Continuation methods

Picard iteration or Newton's method may diverge when solving PDEs with severe nonlinearities. Relaxation with \( \omega < 1 \) may help, but in highly nonlinear problems it can be necessary to introduce a continuation parameter \( \Lambda \) in the problem: \( \Lambda =0 \) gives a version of the problem that is easy to solve, while \( \Lambda =1 \) is the target problem. The idea is then to increase \( \Lambda \) in steps, \( \Lambda_0=0 ,\Lambda_1 < \cdots < \Lambda_n=1 \), and use the solution from the problem with \( \Lambda_{i-1} \) as initial guess for the iterations in the problem corresponding to \( \Lambda_i \).

The continuation method is easiest to understand through an example.

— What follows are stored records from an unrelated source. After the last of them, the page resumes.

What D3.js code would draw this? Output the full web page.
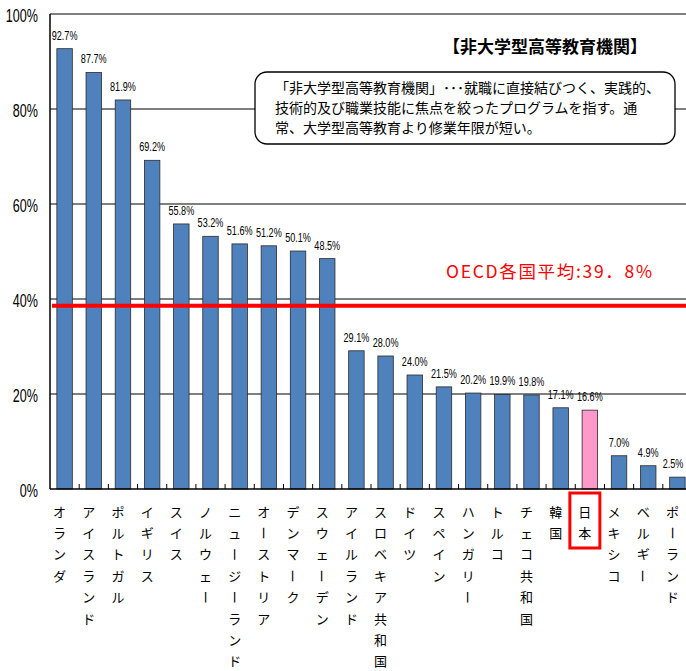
<!DOCTYPE html>
<html><head><meta charset="utf-8">
<script src="https://cdn.jsdelivr.net/npm/d3@7"></script>
<style>
body{margin:0;background:#fff;}
svg{display:block;}
</style></head>
<body>
<svg id="c" width="686" height="671"></svg>
<script>
const categories = ["オランダ","アイスランド","ポルトガル","イギリス","スイス","ノルウェー","ニュージーランド","オーストリア","デンマーク","スウェーデン","アイルランド","スロベキア共和国","ドイツ","スペイン","ハンガリー","トルコ","チェコ共和国","韓国","日本","メキシコ","ベルギー","ポーランド"];
const values = [92.7,87.7,81.9,69.2,55.8,53.2,51.6,51.2,50.1,48.5,29.1,28.0,24.0,21.5,20.2,19.9,19.8,17.1,16.6,7.0,4.9,2.5];
const valueLabels = ["92.7%","87.7%","81.9%","69.2%","55.8%","53.2%","51.6%","51.2%","50.1%","48.5%","29.1%","28.0%","24.0%","21.5%","20.2%","19.9%","19.8%","17.1%","16.6%","7.0%","4.9%","2.5%"];
const yTicks = [0,20,40,60,80,100];
const yTickLabels = ["0%","20%","40%","60%","80%","100%"];
const highlight = "日本";
const averageLinePos = 38.6;
const averageLabel = "OECD各国平均:39．8%";
const title = "【非大学型高等教育機関】";
const noteLines = ["「非大学型高等教育機関」･･･就職に直接結びつく、実践的、","技術的及び職業技能に焦点を絞ったプログラムを指す。通","常、大学型高等教育より修業年限が短い。"];

const svg = d3.select("#c");
const L = 50, R = 692, T = 14, B = 489;
const x = d3.scaleBand().domain(categories).range([L, R]).paddingInner(0.47).paddingOuter(0.235);
const y = d3.scaleLinear().domain([0,100]).range([B, T]);
const narrow = "'Liberation Sans','Arial',sans-serif";
const jp = "'Noto Sans CJK JP','Noto Sans CJK SC',sans-serif";

// gridlines
svg.append("g").selectAll("line").data(yTicks.filter(d=>d>0)).join("line")
  .attr("x1", L).attr("x2", 686).attr("y1", d=>y(d)).attr("y2", d=>y(d))
  .attr("stroke","#000").attr("stroke-width",1.2);

// y axis labels (condensed)
svg.append("g").selectAll("text").data(yTicks).join("text")
  .attr("transform", d=>`translate(38,${y(d)+7.5}) scale(0.68,1)`)
  .attr("text-anchor","end").attr("font-family",narrow).attr("font-size",18.5)
  .text((d,i)=>yTickLabels[i]);

// value labels (condensed)
const vlW = 26;
svg.append("g").selectAll("text").data(values).join("text")
  .attr("transform",(d,i)=>`translate(${Math.min(x(categories[i])+x.bandwidth()/2, 686-vlW/2)},${y(d)-9}) scale(0.7,1)`)
  .attr("text-anchor","middle").attr("font-family",narrow).attr("font-size",13)
  .text((d,i)=>valueLabels[i]);

// bars
svg.append("g").selectAll("rect").data(values).join("rect")
  .attr("x",(d,i)=>x(categories[i])).attr("width",x.bandwidth())
  .attr("y",d=>y(d)).attr("height",d=>B-y(d))
  .attr("fill",(d,i)=>categories[i]===highlight?"#FF99CC":"#4F81BD")
  .attr("stroke","#2b2b2b").attr("stroke-width",0.8);

// axes lines
svg.append("line").attr("x1",L).attr("x2",L).attr("y1",T).attr("y2",B).attr("stroke","#000").attr("stroke-width",1.5);
svg.append("line").attr("x1",L).attr("x2",686).attr("y1",B).attr("y2",B).attr("stroke","#000").attr("stroke-width",1.5);
// x ticks (band boundaries, inward)
const step = x.step();
svg.append("g").selectAll("line").data(categories.slice(1)).join("line")
  .attr("x1",d=>x(d)-(step-x.bandwidth())/2).attr("x2",d=>x(d)-(step-x.bandwidth())/2)
  .attr("y1",B).attr("y2",B-5).attr("stroke","#000").attr("stroke-width",1);

// average line
svg.append("line").attr("x1",52).attr("x2",686).attr("y1",y(averageLinePos)).attr("y2",y(averageLinePos))
  .attr("stroke","#FF0000").attr("stroke-width",4);
svg.append("text").attr("x",446).attr("y",278).attr("fill","#FF0000")
  .attr("font-family",jp).attr("font-size",17.5)
  .attr("textLength",206).attr("lengthAdjust","spacing").text(averageLabel);

// title
svg.append("text").attr("x",443).attr("y",53).attr("font-family",jp).attr("font-size",17).attr("font-weight","bold")
  .attr("textLength",204).attr("lengthAdjust","spacing").text(title);

// note box
svg.append("rect").attr("x",255).attr("y",72).attr("width",420).attr("height",72).attr("rx",12).attr("ry",12)
  .attr("fill","#fff").attr("stroke","#000").attr("stroke-width",1.3);
svg.append("g").selectAll("text").data(noteLines).join("text")
  .attr("x",275).attr("y",(d,i)=>93+i*20).attr("font-family",jp).attr("font-size",14).text(d=>d);

// category labels vertical
const cg = svg.append("g");
categories.forEach((c,i)=>{
  const cx = x(c)+x.bandwidth()/2-5;
  Array.from(c).forEach((ch,j)=>{
    const cy = 516.5 + j*21.4;
    const t = cg.append("text").attr("x",cx).attr("y",cy).attr("text-anchor","middle")
      .attr("font-family",jp).attr("font-size",13).text(ch);
    if(ch==="ー"){ t.attr("transform",`rotate(90,${cx},${cy-4.8})`); }
  });
  if(c===highlight){
    svg.append("rect").attr("x",cx-15).attr("y",493).attr("width",30).attr("height",55)
      .attr("fill","none").attr("stroke","#FF0000").attr("stroke-width",3);
  }
});
</script>
</body></html>
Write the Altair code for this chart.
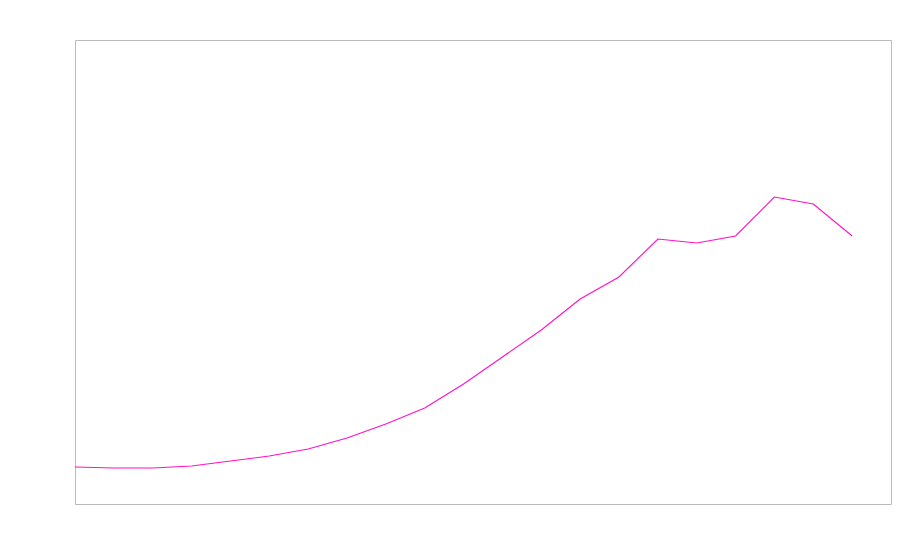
import altair as alt
import pandas as pd

x_idx = list(range(21))
values = [37, 36, 36, 38, 43, 48, 55, 66, 80, 96, 120, 147, 174, 205, 227, 265, 261, 268, 307, 300, 268]

df = pd.DataFrame({"x": x_idx, "y": values})

chart = alt.Chart(df).mark_line(color="#ff10c8", strokeWidth=1.1).encode(
    x=alt.X("x:Q", axis=None, scale=alt.Scale(domain=[0, 21], nice=False, zero=False)),
    y=alt.Y("y:Q", axis=None, scale=alt.Scale(domain=[0, 464], nice=False)),
).properties(
    width=816,
    height=464,
    autosize="none",
    padding={"left": 67, "top": 32, "right": 1, "bottom": 8},
).configure_view(stroke="#bbbbbb", strokeWidth=1)

chart.save("out.html", embed_options={"renderer": "svg", "actions": False})
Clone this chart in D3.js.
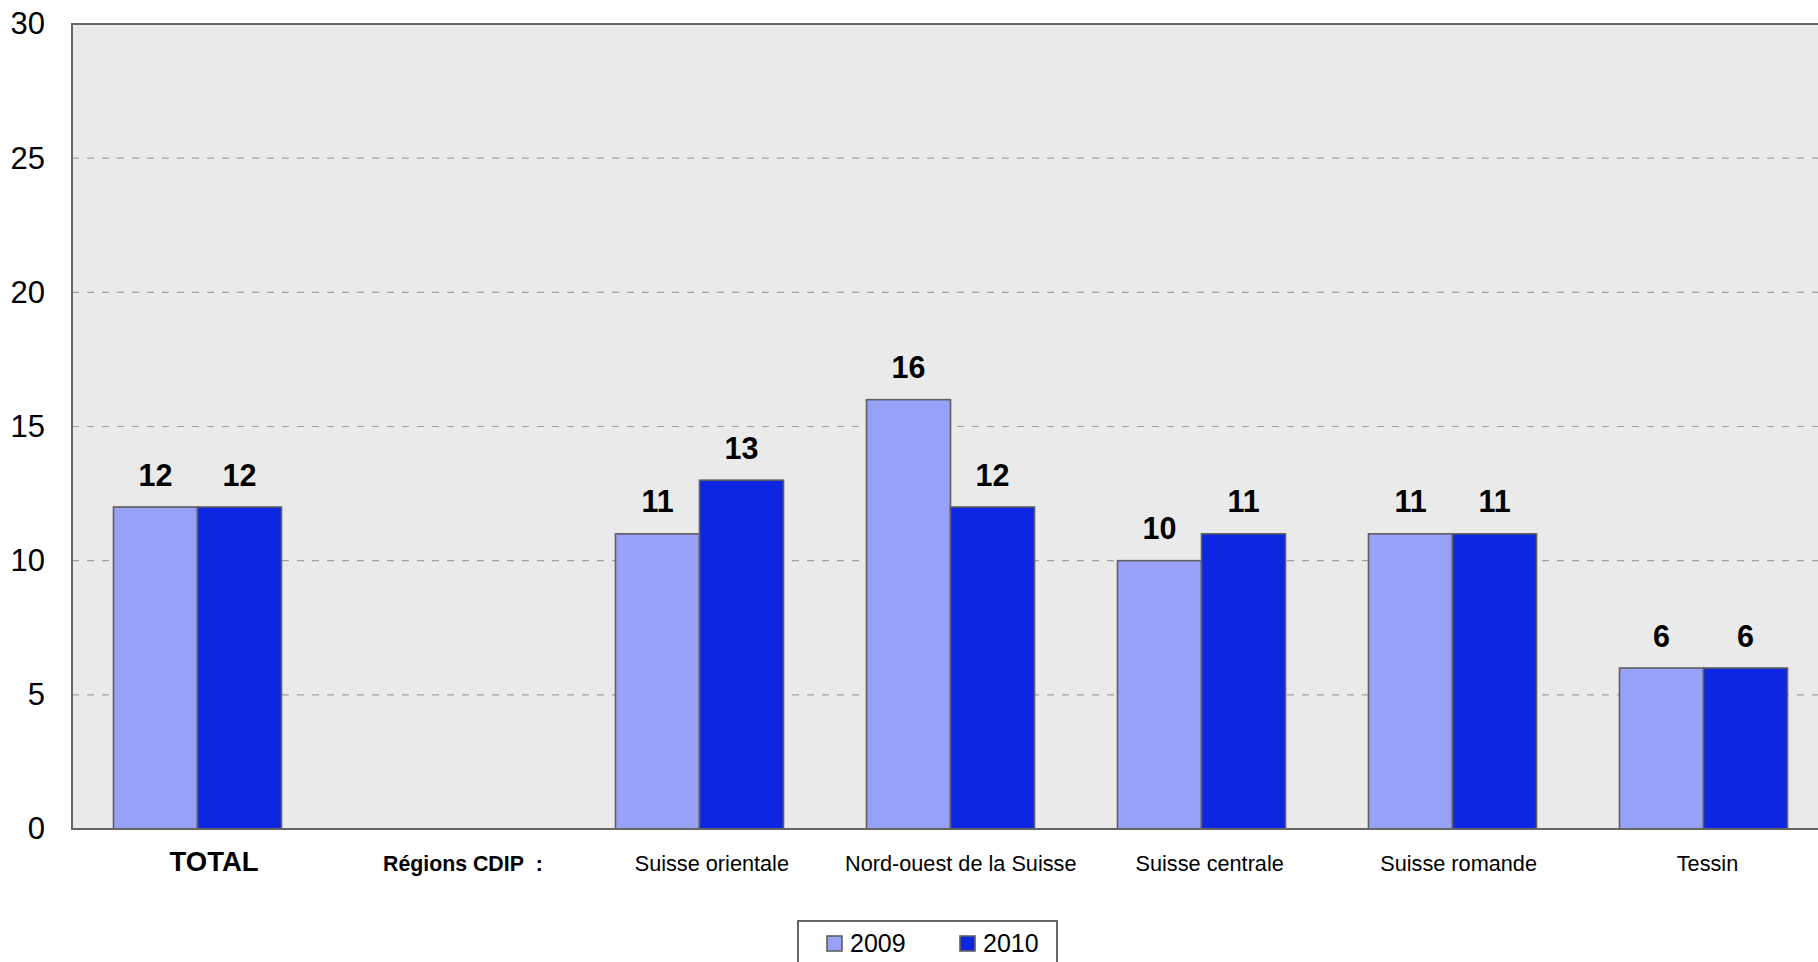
<!DOCTYPE html>
<html>
<head>
<meta charset="utf-8">
<script src="https://cdn.jsdelivr.net/npm/d3@7"></script>
<style>
  html, body { margin: 0; padding: 0; background: #ffffff; overflow: hidden; }
  svg { display: block; font-family: "Liberation Sans", Arial, sans-serif; }
</style>
</head>
<body>
<svg id="chart" width="1818" height="962"></svg>
<script>
// ---- data ----
const categories = ["TOTAL", "Régions CDIP\u00a0\u00a0:", "Suisse orientale", "Nord-ouest de la Suisse", "Suisse centrale", "Suisse romande", "Tessin"];
const boldCategories = ["TOTAL", "Régions CDIP\u00a0\u00a0:"];
const years = ["2009", "2010"];
const values2009 = [12, null, 11, 16, 10, 11, 6];
const values2010 = [12, null, 13, 12, 11, 11, 6];
const yTicks = [0, 5, 10, 15, 20, 25, 30];
const colors = ["#97a1f8", "#0c26e2"];

const series = [values2009, values2010];

const svg = d3.select("#chart");
const plotLeft = 72, plotTop = 24, plotBottom = 829, bandStep = 251;
const plotRight = plotLeft + bandStep * categories.length;

const x = d3.scaleBand().domain(categories).range([plotLeft, plotRight])
  .paddingInner(83 / 251).paddingOuter(83 / 502);
const xs = d3.scaleBand().domain(years).range([0, x.bandwidth()]).padding(0);
const y = d3.scaleLinear().domain([0, 30]).range([plotBottom, plotTop]);
const xLabel = d3.scalePoint().domain(categories).range([213.5, 1707]);

// plot background
svg.append("rect").attr("x", plotLeft).attr("y", plotTop)
  .attr("width", plotRight - plotLeft).attr("height", plotBottom - plotTop)
  .attr("fill", "#eaeaea");

// gridlines
svg.append("g").selectAll("line").data(yTicks.filter(t => t > 0 && t < 30)).join("line")
  .attr("x1", plotLeft).attr("x2", plotRight)
  .attr("y1", d => y(d)).attr("y2", d => y(d))
  .attr("stroke", "#a0a0a0").attr("stroke-width", 1.2)
  .attr("stroke-dasharray", "7,8");

// bars
const rows = categories.map((c, i) => ({ c, vals: series.map((s, j) => ({ year: years[j], v: s[i], j })) }));
const groups = svg.append("g").selectAll("g").data(rows).join("g")
  .attr("transform", d => `translate(${x(d.c)},0)`);
groups.selectAll("rect").data(d => d.vals.filter(v => v.v != null)).join("rect")
  .attr("x", d => xs(d.year)).attr("width", xs.bandwidth())
  .attr("y", d => y(d.v)).attr("height", d => y(0) - y(d.v))
  .attr("fill", d => colors[d.j])
  .attr("stroke", "#5f5f5f").attr("stroke-width", 1.6);
groups.selectAll("text").data(d => d.vals.filter(v => v.v != null)).join("text")
  .attr("x", d => xs(d.year) + xs.bandwidth() / 2)
  .attr("y", d => y(d.v) - 21.5)
  .attr("text-anchor", "middle")
  .attr("font-weight", "bold").attr("font-size", 30.5)
  .attr("fill", "#000")
  .text(d => d.v);

// frame (left, top, bottom)
svg.append("path")
  .attr("d", `M${plotRight},${plotTop}H${plotLeft}V${plotBottom}H${plotRight}`)
  .attr("fill", "none").attr("stroke", "#666666").attr("stroke-width", 2);

// y axis labels
const yAxis = d3.axisLeft(y).tickValues(yTicks).tickSize(0).tickPadding(27);
const gy = svg.append("g").attr("transform", `translate(${plotLeft},0)`).call(yAxis);
gy.select(".domain").remove();
gy.selectAll("text").attr("font-size", 31).attr("fill", "#000")
  .attr("font-family", "'Liberation Sans', Arial, sans-serif");

// x axis labels
const xAxis = d3.axisBottom(xLabel).tickSize(0).tickPadding(0);
const gx = svg.append("g").attr("transform", `translate(0,871)`).call(xAxis);
gx.select(".domain").remove();
gx.selectAll("text")
  .attr("dy", 0).attr("y", 0)
  .attr("fill", "#000")
  .attr("font-family", "'Liberation Sans', Arial, sans-serif")
  .attr("font-weight", d => boldCategories.includes(d) ? "bold" : "normal")
  .attr("font-size", d => d === "TOTAL" ? 27.5 : (boldCategories.includes(d) ? 21.3 : 21.7));

// legend
const lg = svg.append("g");
lg.append("rect").attr("x", 798).attr("y", 921).attr("width", 259).attr("height", 60)
  .attr("fill", "#ffffff").attr("stroke", "#666666").attr("stroke-width", 2);
const lx = [827, 960];
years.forEach((yr, i) => {
  lg.append("rect").attr("x", lx[i]).attr("y", 936).attr("width", 15).attr("height", 15)
    .attr("fill", colors[i]).attr("stroke", "#5f5f5f").attr("stroke-width", 1.6);
  lg.append("text").attr("x", lx[i] + 23).attr("y", 952)
    .attr("font-size", 25).attr("fill", "#000").text(yr);
});
</script>
</body>
</html>
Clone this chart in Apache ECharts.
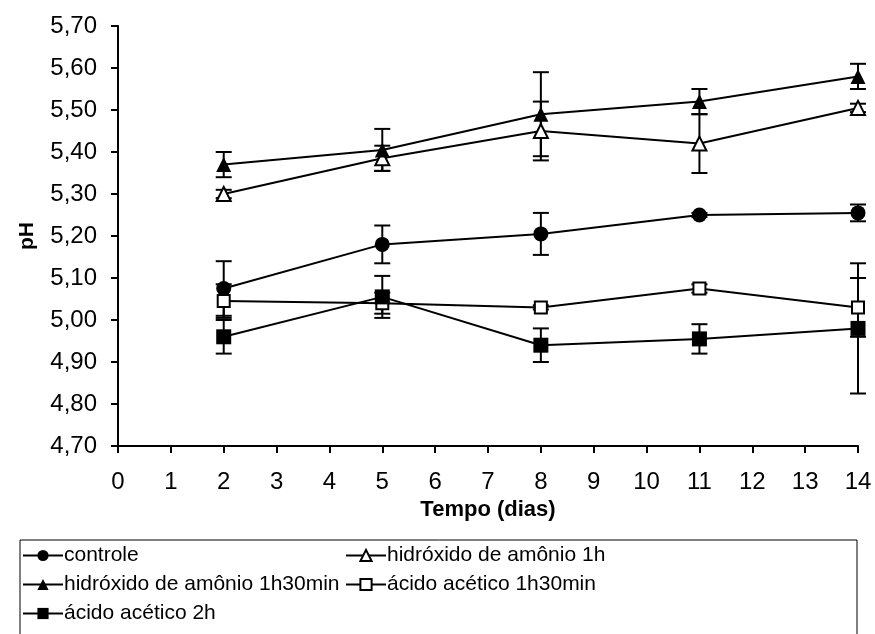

Suppose we intend to solve $$ -\nabla\cdot\left( ||\nabla u||^q\nabla u\right) = f, $$ which is an equation modeling the flow of a non-Newtonian fluid through a channel or pipe. For \( q=0 \) we have the Poisson equation (corresponding to a Newtonian fluid) and the problem is linear. A typical value for pseudo-plastic fluids may be \( q_n=-0.8 \). We can introduce the continuation parameter \( \Lambda\in [0,1] \) such that \( q=q_n\Lambda \). Let \( \{\Lambda_\ell\}_{\ell=0}^n \) be the sequence of \( \Lambda \) values in \( [0,1] \), with corresponding \( q \) values \( \{q_\ell\}_{\ell=0}^n \). We can then solve a sequence of problems $$ -\nabla\cdot\left( ||\nabla u^\ell||^q_\ell\nabla u^\ell\right) = f,\quad \ell = 0,\ldots,n,$$ where the initial guess for iterating on \( u^{\ell} \) is the previously computed solution \( u^{\ell-1} \). If a particular \( \Lambda_\ell \) leads to convergence problems, one may try a smaller increase in \( \Lambda \): \( \Lambda_* = \half (\Lambda_{\ell-1}+\Lambda_\ell) \), and repeat halving the step in \( \Lambda \) until convergence is reestablished.